調味料は醤油、味醂、醸造酢だけです。後から鷹の爪も登場します。^^
さて、問題の身欠き鰊ですが、本来はがっつり乾燥させた硬いものなのですが、近年はこのソフトタイプが主流になりつつあります。
スーパーを何件か探し回ったのですが、ハードタイプは見つかりませんでした。たしかにハードタイプは米の研ぎ汁に一晩漬け込むなどの手間が掛かるのですが、噛み締めると旨味が出る老鶏のような味わいが魅力なのです。若干不安ですが、今年はこのソフトタイプで作ってみます。
身欠き鰊は尾柄とカマの部分を切り落とします。
そのまま漬け込んでも良いのですが、容器に入らないもので。^^
容器に木の芽、鰊、木の芽と積み込んでいきます。
鷹の爪の輪切りもパラパラと加えます。
積み込みましたら、漬け込み液を注ぎます。
割合は醤油:味醂:醸造酢が2:1:2です。表面にも漬け込み液が回るようにラップを被せます。
1週間後、試食してみました。
じぇじぇじぇ! 生っぽい。やはり、ソフトタイプは水分と脂が多く、漬け込み液の染み込みが悪いようです。身も締まらないので、醸造酢をカップ半分位加えて、さらに二日ほど寝かせます。
なんとか身も締まって完成しました。
柔らかいので食べやすいのですが、噛み締める喜びにはやや欠けます。
山椒漬けを焼いてみますと、佳い感じになります。
味醂も入っていますので、照りも出て立派な焼き物になります。
ふっくらと柔らかで脂も多く秀逸な焼き物になりました。
脂が酸味と拮抗して上品な味わいになっています。焼き物はソフトタイプの身欠き鰊に軍配が上がりますね。

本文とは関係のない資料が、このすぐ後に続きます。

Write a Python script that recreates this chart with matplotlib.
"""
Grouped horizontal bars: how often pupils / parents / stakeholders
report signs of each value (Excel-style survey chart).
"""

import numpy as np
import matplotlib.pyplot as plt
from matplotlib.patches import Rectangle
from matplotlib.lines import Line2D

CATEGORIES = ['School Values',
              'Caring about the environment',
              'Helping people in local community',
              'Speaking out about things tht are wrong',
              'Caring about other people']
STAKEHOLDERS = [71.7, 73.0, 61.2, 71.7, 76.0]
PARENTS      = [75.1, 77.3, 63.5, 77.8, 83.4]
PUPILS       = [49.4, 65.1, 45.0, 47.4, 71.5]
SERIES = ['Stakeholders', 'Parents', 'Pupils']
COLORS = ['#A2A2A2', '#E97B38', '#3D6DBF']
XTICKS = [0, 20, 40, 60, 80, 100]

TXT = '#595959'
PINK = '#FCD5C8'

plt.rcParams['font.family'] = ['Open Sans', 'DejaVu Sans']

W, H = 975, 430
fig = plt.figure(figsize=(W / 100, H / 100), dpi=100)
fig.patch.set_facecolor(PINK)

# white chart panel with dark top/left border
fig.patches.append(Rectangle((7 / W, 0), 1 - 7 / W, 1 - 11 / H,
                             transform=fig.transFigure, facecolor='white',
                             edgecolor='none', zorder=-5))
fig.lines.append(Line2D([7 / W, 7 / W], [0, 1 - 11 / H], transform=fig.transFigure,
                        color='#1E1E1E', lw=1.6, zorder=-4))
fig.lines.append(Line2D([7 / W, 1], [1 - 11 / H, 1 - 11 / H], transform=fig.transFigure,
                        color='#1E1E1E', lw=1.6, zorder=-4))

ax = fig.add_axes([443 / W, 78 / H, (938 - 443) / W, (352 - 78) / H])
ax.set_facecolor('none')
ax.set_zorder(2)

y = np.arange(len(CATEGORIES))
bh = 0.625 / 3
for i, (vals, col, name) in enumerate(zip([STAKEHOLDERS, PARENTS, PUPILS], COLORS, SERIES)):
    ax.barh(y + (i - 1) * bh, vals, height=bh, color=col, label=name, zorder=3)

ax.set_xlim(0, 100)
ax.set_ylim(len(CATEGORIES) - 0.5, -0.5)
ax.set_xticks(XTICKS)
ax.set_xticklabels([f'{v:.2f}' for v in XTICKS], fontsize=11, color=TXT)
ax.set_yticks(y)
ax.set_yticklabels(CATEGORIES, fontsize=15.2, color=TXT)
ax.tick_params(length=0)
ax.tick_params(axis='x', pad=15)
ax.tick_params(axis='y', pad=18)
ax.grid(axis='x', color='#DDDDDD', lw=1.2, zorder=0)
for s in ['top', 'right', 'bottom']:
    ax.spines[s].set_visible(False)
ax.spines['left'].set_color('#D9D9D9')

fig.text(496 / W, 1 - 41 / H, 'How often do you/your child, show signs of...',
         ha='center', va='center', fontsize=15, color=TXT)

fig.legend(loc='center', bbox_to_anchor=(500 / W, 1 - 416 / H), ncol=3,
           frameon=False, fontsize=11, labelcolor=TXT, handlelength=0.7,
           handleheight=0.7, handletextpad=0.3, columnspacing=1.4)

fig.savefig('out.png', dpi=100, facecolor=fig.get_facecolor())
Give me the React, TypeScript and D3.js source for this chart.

身欠き鰊は本来、産卵期に接岸したニシンで作られるもので脂も落ちていますので酸化もしにくいのです。常温でも輸送できるようにカンカンに干してあります。ですから、古くから内陸部や山間部へと運ぶことが出来たのです。今回のソフトタイプの身欠き鰊は冷凍保存されており、一夜干しのような出来具合でした。乾物には乾物なりの味わいがあり、手間を掛けて戻して調味することで深い味わいが生まれます。
昨今は便利さを追求することで失っていくものが目に付くようになっています。でも、そうでもしないと絶滅してしまう郷土料理も多いのかも知れません。それでも、本物は本物として細々ながら伝えていくことが重要と考えます。